When asked for solutions, Bryant turns logistical: “You shorten the games, you shorten the risk for injury and things of that nature. It definitely helps.”

“The one complaint that I would make,” Bryant says of the schedule, “would be focused on the sport and not really about me, physically, and complaining about what I have to go through.

“We can give the fans a greater show. If guys were able to get more rest and were healthier and all this other stuff, you wouldn’t have players sitting out games, back-to-backs and all this other s—. So everyone would get a maximum performance because players would be extremely well-rested and coming in looking to kick ass every single night and looking to put on a show for [the fans] every single night. The product that the fans would get would be better.”

To Kobe Bryant, it is that simple: Shorten the schedule. “I’m sure something can be done,” he says. “It’s just a matter of, do they want to put in the effort to turn the Titanic around?”

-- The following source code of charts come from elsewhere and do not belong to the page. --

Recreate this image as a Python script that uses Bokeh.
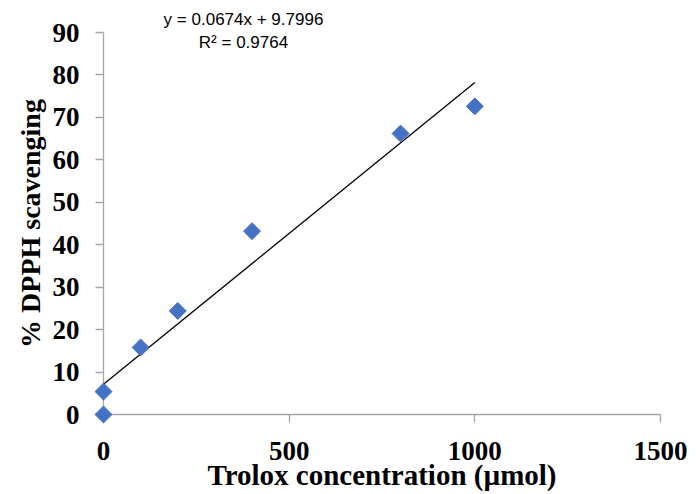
import numpy as np
from bokeh.plotting import figure
from bokeh.models import Range1d, FixedTicker
from bokeh.core.properties import value
from bokeh.embed import file_html
from bokeh.resources import INLINE

# ---- data ----
conc = [0, 0, 100, 200, 400, 800, 1000]          # Trolox concentration (µmol)
scav = [0.0, 5.4, 15.8, 24.4, 43.2, 66.2, 72.6]  # % DPPH scavenging
x_ticks = [0, 500, 1000, 1500]
y_ticks = [0, 10, 20, 30, 40, 50, 60, 70, 80, 90]
eq_lines = ["y = 0.0674x + 9.7996", "R\u00b2 = 0.9764"]
x_title = "Trolox concentration (\u00b5mol)"
y_title = "% DPPH scavenging"

# linear trendline computed from the data points
slope, intercept = np.polyfit(conc, scav, 1)
fit_x = [min(conc), max(conc)]
fit_y = [slope * v + intercept for v in fit_x]

AXIS_GREY = "#a6a6a6"
SERIF = "Liberation Serif"

p = figure(width=696, height=494,
           x_range=Range1d(0, 1500), y_range=Range1d(0, 90),
           output_backend="svg", toolbar_location=None,
           min_border_left=103, min_border_top=32,
           min_border_right=36, min_border_bottom=80)
p.grid.visible = False
p.outline_line_color = None
p.background_fill_color = "white"
p.border_fill_color = "white"

p.xaxis.ticker = FixedTicker(ticks=x_ticks)
p.yaxis.ticker = FixedTicker(ticks=y_ticks)
for ax in (p.xaxis, p.yaxis):
    ax.axis_line_color = AXIS_GREY
    ax.axis_line_width = 1.3
    ax.major_tick_line_color = AXIS_GREY
    ax.major_tick_line_width = 1.3
    ax.major_tick_out = 8
    ax.major_tick_in = 0
    ax.minor_tick_line_color = None
    ax.major_label_text_font = SERIF
    ax.major_label_text_font_style = "bold"
    ax.major_label_text_font_size = "27px"
    ax.major_label_text_color = "black"
    ax.axis_label_text_font = SERIF
    ax.axis_label_text_font_style = "bold"
    ax.axis_label_text_color = "black"

p.xaxis.axis_label = x_title
p.yaxis.axis_label = y_title
p.xaxis.axis_label_text_font_size = "29px"
p.yaxis.axis_label_text_font_size = "28px"
p.xaxis.major_label_standoff = 19
p.xaxis.axis_label_standoff = -4
p.yaxis.major_label_standoff = 16
p.yaxis.axis_label_standoff = 4

p.line(fit_x, fit_y, line_color="black", line_width=1.3)
p.scatter(conc, scav, marker="square", size=12, angle=np.pi / 4,
          fill_color="#4472C4", line_color="#4472C4", level="overlay")

# trendline equation text (data-space anchor above the plot area)
eq_x = [377, 377]
eq_y = [93.0, 87.6]
p.text(x=eq_x, y=eq_y, text=eq_lines, text_align="center",
       text_baseline="middle", text_font=value("Liberation Sans"),
       text_font_size="17px", text_color="black", level="overlay")

open("out.html", "w").write(file_html(p, INLINE))
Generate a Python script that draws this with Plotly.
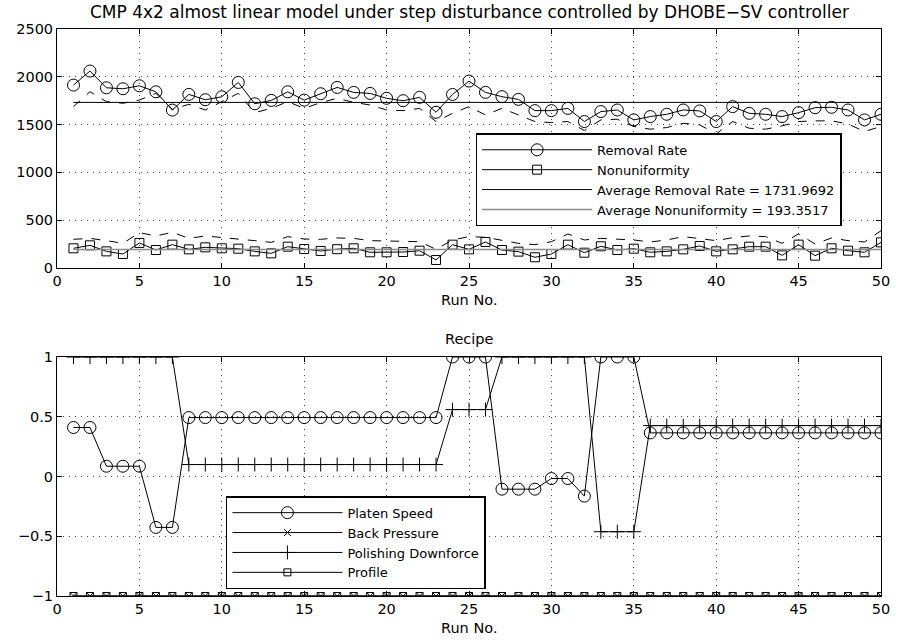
import plotly.graph_objects as go

# ---- data -------------------------------------------------------------
runs = list(range(1, 51))

removal_rate = [1913, 2060, 1885, 1875, 1906, 1843, 1652, 1816, 1760, 1791,
                1941, 1718, 1753, 1843, 1756, 1823, 1889, 1837, 1826, 1775,
                1750, 1785, 1629, 1815, 1955, 1837, 1792, 1764, 1646, 1646,
                1670, 1532, 1636, 1653, 1549, 1584, 1608, 1653, 1643, 1532,
                1688, 1618, 1608, 1584, 1625, 1677, 1681, 1653, 1549, 1608]

removal_rate_dashed = [1688, 1844, 1740, 1723, 1757, 1827, 1660, 1712, 1653, 1740,
                       1827, 1625, 1670, 1740, 1670, 1730, 1775, 1733, 1705, 1653,
                       1646, 1670, 1532, 1618, 1688, 1601, 1670, 1601, 1532, 1521,
                       1532, 1438, 1549, 1556, 1480, 1452, 1469, 1514, 1497, 1403,
                       1532, 1462, 1452, 1487, 1532, 1539, 1539, 1507, 1428, 1480]

nonuniformity = [206, 237, 174, 146, 262, 188, 244, 195, 216, 206,
                 202, 174, 153, 223, 199, 178, 197, 206, 164, 164,
                 167, 181, 84, 244, 195, 272, 188, 171, 112, 146,
                 244, 160, 227, 188, 202, 164, 174, 195, 230, 174,
                 195, 223, 223, 132, 244, 129, 206, 181, 164, 268]

nonuniformity_dashed = [300, 310, 286, 258, 370, 335, 373, 310, 335, 321,
                        300, 286, 268, 328, 303, 300, 314, 310, 286, 279,
                        279, 275, 195, 293, 328, 321, 286, 258, 244, 275,
                        356, 293, 310, 300, 293, 272, 293, 328, 310, 286,
                        317, 335, 328, 258, 356, 251, 314, 286, 272, 390]

avg_removal_rate = 1731.9692
avg_nonuniformity = 193.3517

platen_speed = [0.41, 0.41, 0.086, 0.086, 0.086, -0.426, -0.426] + [0.493] * 16 + \
               [1, 1, 1, -0.106, -0.106, -0.106, -0.017, -0.017, -0.164, 1, 1, 1] + [0.365] * 15
back_pressure = [-1] * 50
polishing_downforce = [1] * 7 + [0.10] * 16 + [0.56, 0.56, 0.56] + [1] * 6 + \
                      [-0.462, -0.462, -0.462] + [0.426] * 15
profile = [-1] * 50

x_ticks = [0, 5, 10, 15, 20, 25, 30, 35, 40, 45, 50]
y1_ticks = [0, 500, 1000, 1500, 2000, 2500]
y2_ticks = [-1, -0.5, 0, 0.5, 1]
y2_ticktext = ["\u22121", "\u22120.5", "0", "0.5", "1"]

FONT = "DejaVu Sans, Liberation Sans, Arial, sans-serif"
BLACK = "black"
GRAY = "#8c8c8c"
TICK_SIZE = 14.5
LEGEND_SIZE = 13

fig = go.Figure()

# ---- top panel --------------------------------------------------------
fig.add_trace(go.Scatter(
    x=runs, y=removal_rate, name="Removal Rate", mode="lines+markers",
    line=dict(color=BLACK, width=1),
    marker=dict(symbol="circle-open", size=12, color=BLACK, line=dict(width=1)),
    xaxis="x", yaxis="y", legend="legend"))
fig.add_trace(go.Scatter(
    x=runs, y=nonuniformity, name="Nonuniformity", mode="lines+markers",
    line=dict(color=BLACK, width=1),
    marker=dict(symbol="square-open", size=9, color=BLACK, line=dict(width=1)),
    xaxis="x", yaxis="y", legend="legend"))
fig.add_trace(go.Scatter(
    x=[runs[0], runs[-1]], y=[avg_removal_rate] * 2,
    name=f"Average Removal Rate = {avg_removal_rate:.4f}", mode="lines",
    line=dict(color=BLACK, width=1),
    xaxis="x", yaxis="y", legend="legend"))
fig.add_trace(go.Scatter(
    x=[runs[0], runs[-1]], y=[avg_nonuniformity] * 2,
    name=f"Average Nonuniformity = {avg_nonuniformity:.4f}", mode="lines",
    line=dict(color=GRAY, width=1.3),
    xaxis="x", yaxis="y", legend="legend"))
fig.add_trace(go.Scatter(
    x=runs, y=removal_rate_dashed, mode="lines", showlegend=False,
    line=dict(color=BLACK, width=1, dash="9px,9px"),
    xaxis="x", yaxis="y"))
fig.add_trace(go.Scatter(
    x=runs, y=nonuniformity_dashed, mode="lines", showlegend=False,
    line=dict(color=BLACK, width=1, dash="9px,9px"),
    xaxis="x", yaxis="y"))

# ---- bottom panel -----------------------------------------------------
fig.add_trace(go.Scatter(
    x=runs, y=platen_speed, name="Platen Speed", mode="lines+markers",
    line=dict(color=BLACK, width=1),
    marker=dict(symbol="circle-open", size=12, color=BLACK, line=dict(width=1)),
    xaxis="x2", yaxis="y2", legend="legend2"))
fig.add_trace(go.Scatter(
    x=runs, y=back_pressure, name="Back Pressure", mode="lines+markers",
    line=dict(color=BLACK, width=1),
    marker=dict(symbol="x-thin-open", size=7, color=BLACK, line=dict(width=1)),
    xaxis="x2", yaxis="y2", legend="legend2"))
fig.add_trace(go.Scatter(
    x=runs, y=polishing_downforce, name="Polishing Downforce", mode="lines+markers",
    line=dict(color=BLACK, width=1),
    marker=dict(symbol="cross-thin-open", size=10, color=BLACK, line=dict(width=1)),
    xaxis="x2", yaxis="y2", legend="legend2"))
fig.add_trace(go.Scatter(
    x=runs, y=profile, name="Profile", mode="lines+markers",
    line=dict(color=BLACK, width=1),
    marker=dict(symbol="square-open", size=7, color=BLACK, line=dict(width=1)),
    xaxis="x2", yaxis="y2", legend="legend2"))

axis_style = dict(
    showline=True, linecolor=BLACK, linewidth=1, mirror="allticks",
    ticks="inside", ticklen=5, tickcolor=BLACK, tickwidth=1,
    showgrid=True, gridcolor="#444", gridwidth=1, griddash="1px,5px",
    zeroline=False, tickfont=dict(family=FONT, size=TICK_SIZE, color=BLACK),
)

legend_style = dict(
    xanchor="left", yanchor="top", bgcolor="white", bordercolor=BLACK,
    borderwidth=1.5, font=dict(family=FONT, size=LEGEND_SIZE, color=BLACK),
    itemwidth=110, tracegroupgap=0,
)

fig.update_layout(
    width=901, height=642,
    margin=dict(l=57, r=11, t=29, b=46),
    paper_bgcolor="white", plot_bgcolor="white",
    font=dict(family=FONT, size=TICK_SIZE, color=BLACK),
    xaxis=dict(domain=[0, 1], anchor="y", range=[0, 50], tickvals=x_ticks, **axis_style),
    yaxis=dict(domain=[0.5785, 1], anchor="x", range=[0, 2500], tickvals=y1_ticks, **axis_style),
    xaxis2=dict(domain=[0, 1], anchor="y2", range=[0, 50], tickvals=x_ticks, **axis_style),
    yaxis2=dict(domain=[0, 0.4215], anchor="x2", range=[-1, 1], tickvals=y2_ticks,
                ticktext=y2_ticktext, **axis_style),
    legend=dict(x=0.508, y=0.816, **legend_style),
    legend2=dict(x=0.205, y=0.176, **legend_style),
    showlegend=True,
    annotations=[
        dict(text="CMP 4x2 almost linear model under step disturbance controlled by DHOBE\u2212SV controller",
             x=0.5, y=1, xref="paper", yref="paper", xanchor="center", yanchor="bottom",
             yshift=5, showarrow=False, font=dict(family=FONT, size=17, color=BLACK)),
        dict(text="Run No.", x=0.5, y=0.5785, xref="paper", yref="paper",
             xanchor="center", yanchor="top", yshift=-22, showarrow=False,
             font=dict(family=FONT, size=TICK_SIZE, color=BLACK)),
        dict(text="Recipe", x=0.5, y=0.4215, xref="paper", yref="paper",
             xanchor="center", yanchor="bottom", yshift=8, showarrow=False,
             font=dict(family=FONT, size=TICK_SIZE, color=BLACK)),
        dict(text="Run No.", x=0.5, y=0, xref="paper", yref="paper",
             xanchor="center", yanchor="top", yshift=-22, showarrow=False,
             font=dict(family=FONT, size=TICK_SIZE, color=BLACK)),
    ],
)

fig.write_html("out.html")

Bryant believes that the mileage today’s players start putting on their bodies when playing AAU basketball affect them when they’re professionals. He thinks that the league can’t just “lose 5-to-10 games” — it would need to cut the number of games so much that it made each regular-season game mean more, which would increase television ratings. He is aware of the logistical and financial aspects of this issue.

NBA commissioner Adam Silver has answered questions on this subject in the past couple of years, but he has never seemed enthusiastic about making a major change. Silver has also directly said that every player he knows wants to play 82 games. If more people like Bryant — a legend who is revered for his toughness — speak out on this, it could help change the conversation.